== Material supplied

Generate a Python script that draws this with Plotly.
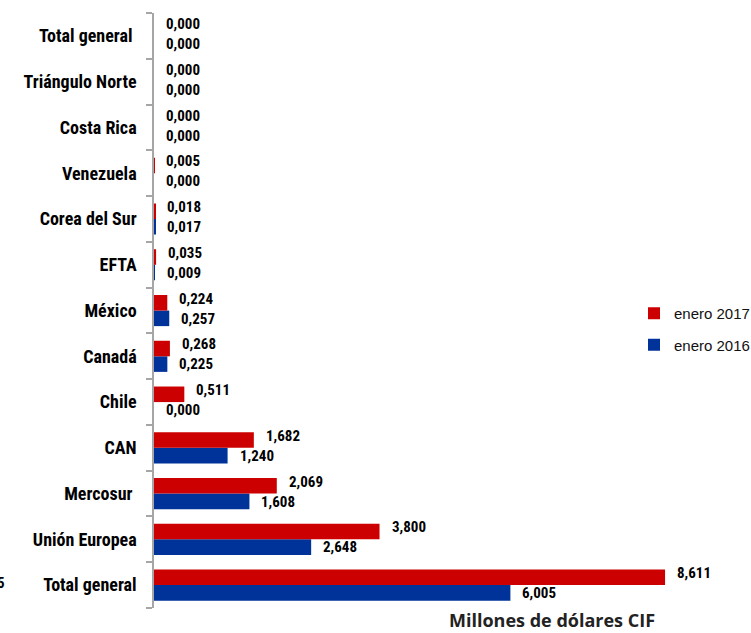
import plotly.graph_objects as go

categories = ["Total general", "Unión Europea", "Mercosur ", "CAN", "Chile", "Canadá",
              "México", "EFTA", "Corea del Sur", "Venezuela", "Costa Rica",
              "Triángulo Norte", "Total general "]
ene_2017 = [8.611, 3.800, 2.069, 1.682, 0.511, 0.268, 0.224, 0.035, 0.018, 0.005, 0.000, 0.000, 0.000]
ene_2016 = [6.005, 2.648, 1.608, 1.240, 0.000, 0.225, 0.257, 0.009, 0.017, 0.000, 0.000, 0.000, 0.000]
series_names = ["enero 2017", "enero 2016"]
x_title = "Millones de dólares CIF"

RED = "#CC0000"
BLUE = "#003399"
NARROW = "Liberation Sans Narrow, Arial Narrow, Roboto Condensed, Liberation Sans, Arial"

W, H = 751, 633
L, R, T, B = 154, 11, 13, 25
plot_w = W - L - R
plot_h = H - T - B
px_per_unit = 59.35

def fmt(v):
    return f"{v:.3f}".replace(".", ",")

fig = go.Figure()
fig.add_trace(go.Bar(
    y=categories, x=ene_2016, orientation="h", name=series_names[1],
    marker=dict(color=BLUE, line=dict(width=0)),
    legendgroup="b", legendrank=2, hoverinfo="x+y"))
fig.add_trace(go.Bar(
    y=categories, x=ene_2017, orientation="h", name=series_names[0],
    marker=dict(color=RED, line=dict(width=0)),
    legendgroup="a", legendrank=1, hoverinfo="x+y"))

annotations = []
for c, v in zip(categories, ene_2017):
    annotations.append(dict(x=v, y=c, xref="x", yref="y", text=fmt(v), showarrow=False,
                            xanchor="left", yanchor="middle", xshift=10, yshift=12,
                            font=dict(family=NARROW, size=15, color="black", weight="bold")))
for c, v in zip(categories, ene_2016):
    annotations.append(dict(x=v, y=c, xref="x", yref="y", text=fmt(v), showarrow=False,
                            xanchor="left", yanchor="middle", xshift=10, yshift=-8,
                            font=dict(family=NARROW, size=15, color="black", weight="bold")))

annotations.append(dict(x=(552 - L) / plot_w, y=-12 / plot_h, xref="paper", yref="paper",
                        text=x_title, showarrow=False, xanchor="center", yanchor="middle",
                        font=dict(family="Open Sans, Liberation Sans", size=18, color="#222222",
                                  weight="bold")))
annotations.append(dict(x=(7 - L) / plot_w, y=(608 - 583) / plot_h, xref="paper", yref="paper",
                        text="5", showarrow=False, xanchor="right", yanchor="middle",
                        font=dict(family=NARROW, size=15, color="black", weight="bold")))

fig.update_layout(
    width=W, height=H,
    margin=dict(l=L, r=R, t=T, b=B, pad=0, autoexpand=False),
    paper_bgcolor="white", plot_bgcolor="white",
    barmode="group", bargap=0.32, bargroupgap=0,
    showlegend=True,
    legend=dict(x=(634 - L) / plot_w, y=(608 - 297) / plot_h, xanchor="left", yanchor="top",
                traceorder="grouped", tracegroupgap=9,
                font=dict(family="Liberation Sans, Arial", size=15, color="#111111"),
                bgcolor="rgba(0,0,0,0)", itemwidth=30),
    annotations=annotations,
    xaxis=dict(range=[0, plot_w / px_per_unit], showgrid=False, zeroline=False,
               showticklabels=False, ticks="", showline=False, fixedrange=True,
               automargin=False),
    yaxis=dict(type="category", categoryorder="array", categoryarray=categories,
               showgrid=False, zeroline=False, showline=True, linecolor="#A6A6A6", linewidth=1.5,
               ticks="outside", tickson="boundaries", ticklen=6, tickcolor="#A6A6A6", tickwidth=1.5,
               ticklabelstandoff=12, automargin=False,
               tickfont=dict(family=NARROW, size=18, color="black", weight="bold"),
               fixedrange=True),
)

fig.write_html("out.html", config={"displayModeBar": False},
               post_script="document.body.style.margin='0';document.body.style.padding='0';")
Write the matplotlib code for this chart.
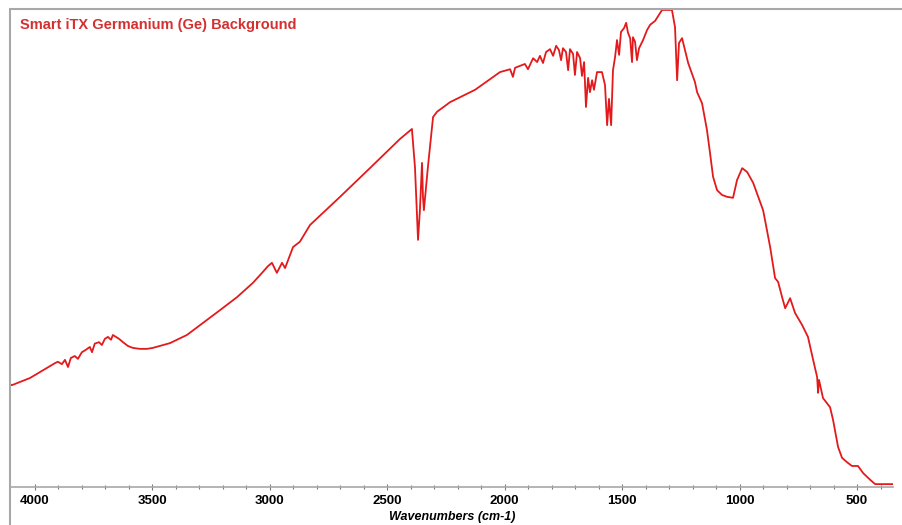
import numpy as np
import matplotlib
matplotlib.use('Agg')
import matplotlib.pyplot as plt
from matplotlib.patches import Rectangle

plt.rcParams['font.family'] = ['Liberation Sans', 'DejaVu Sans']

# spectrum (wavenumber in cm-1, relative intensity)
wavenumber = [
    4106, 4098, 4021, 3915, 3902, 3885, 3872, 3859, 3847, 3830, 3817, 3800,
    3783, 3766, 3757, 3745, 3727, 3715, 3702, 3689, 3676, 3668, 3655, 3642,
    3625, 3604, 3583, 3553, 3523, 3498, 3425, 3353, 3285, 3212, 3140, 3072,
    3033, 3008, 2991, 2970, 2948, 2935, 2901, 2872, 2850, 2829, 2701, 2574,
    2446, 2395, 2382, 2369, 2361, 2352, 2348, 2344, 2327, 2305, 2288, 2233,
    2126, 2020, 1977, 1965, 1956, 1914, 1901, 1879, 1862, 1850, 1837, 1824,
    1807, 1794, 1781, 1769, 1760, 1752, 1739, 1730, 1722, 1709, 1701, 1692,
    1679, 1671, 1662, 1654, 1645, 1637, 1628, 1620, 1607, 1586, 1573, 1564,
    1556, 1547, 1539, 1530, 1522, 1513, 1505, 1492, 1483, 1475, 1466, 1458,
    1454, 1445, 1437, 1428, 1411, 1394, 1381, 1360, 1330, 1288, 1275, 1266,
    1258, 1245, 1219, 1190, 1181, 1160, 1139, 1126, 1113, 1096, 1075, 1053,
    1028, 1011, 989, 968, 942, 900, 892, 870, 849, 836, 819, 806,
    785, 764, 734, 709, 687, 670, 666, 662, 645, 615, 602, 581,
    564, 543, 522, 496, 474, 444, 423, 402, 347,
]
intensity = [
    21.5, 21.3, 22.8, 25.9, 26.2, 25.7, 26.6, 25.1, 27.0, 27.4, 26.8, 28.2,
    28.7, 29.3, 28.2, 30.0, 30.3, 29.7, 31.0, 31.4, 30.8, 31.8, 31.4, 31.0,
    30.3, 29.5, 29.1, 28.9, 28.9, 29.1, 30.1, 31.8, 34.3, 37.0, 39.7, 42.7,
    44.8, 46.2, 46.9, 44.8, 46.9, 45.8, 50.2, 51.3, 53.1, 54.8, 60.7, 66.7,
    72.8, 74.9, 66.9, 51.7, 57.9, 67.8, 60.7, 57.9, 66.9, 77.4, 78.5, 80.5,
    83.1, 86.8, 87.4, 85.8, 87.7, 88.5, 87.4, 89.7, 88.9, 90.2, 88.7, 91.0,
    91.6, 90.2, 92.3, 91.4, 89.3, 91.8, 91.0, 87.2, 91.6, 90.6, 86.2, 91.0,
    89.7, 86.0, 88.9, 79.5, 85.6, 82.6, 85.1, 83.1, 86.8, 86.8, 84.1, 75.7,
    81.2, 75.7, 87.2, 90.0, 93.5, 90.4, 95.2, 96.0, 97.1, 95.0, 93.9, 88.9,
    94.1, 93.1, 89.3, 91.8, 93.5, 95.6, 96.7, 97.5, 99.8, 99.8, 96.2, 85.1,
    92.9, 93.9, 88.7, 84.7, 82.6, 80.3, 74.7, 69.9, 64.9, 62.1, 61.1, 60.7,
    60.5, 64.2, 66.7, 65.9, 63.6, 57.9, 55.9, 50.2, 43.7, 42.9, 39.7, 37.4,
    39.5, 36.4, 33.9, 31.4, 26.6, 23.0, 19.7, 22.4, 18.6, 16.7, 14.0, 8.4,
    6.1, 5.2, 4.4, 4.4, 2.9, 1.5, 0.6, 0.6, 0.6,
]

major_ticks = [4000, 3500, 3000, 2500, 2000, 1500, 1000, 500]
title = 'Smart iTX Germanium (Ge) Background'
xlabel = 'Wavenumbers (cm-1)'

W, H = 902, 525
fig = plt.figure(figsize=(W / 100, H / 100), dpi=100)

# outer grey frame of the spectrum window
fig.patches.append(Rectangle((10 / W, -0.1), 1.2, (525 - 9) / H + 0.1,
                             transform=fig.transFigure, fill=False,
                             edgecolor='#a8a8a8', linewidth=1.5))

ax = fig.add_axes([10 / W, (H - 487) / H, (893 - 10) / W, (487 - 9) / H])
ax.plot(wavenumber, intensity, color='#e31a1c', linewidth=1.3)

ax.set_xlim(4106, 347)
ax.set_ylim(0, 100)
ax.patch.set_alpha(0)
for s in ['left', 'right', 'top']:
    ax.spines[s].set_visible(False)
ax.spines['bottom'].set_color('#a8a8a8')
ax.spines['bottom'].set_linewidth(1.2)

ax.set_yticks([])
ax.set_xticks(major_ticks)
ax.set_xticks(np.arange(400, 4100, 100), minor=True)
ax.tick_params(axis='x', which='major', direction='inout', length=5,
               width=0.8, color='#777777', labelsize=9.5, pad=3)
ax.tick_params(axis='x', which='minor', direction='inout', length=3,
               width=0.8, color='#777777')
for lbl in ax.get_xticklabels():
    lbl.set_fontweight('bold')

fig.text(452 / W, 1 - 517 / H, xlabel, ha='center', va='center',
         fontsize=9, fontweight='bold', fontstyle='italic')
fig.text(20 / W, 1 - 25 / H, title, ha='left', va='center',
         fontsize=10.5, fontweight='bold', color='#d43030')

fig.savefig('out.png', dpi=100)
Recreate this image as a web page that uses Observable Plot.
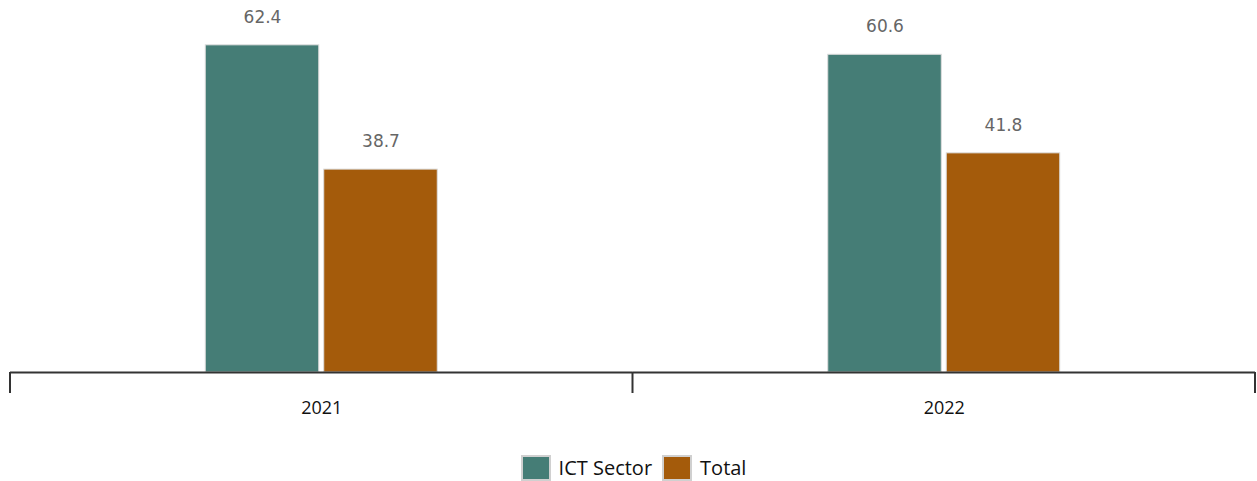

====

→ Task to complete:
Keep to the lines between the line with "Write the matplotlib code for this chart." and the line with "plt.rcParams['font.family'] = ['Liberation", inclusive, and transcribe them without pictures.

→ Solved exercise:
Write the matplotlib code for this chart.
import numpy as np
import matplotlib
matplotlib.use('Agg')
import matplotlib.pyplot as plt
from matplotlib.patches import Rectangle

plt.rcParams['font.family'] = ['Liberation Sans', 'DejaVu Sans']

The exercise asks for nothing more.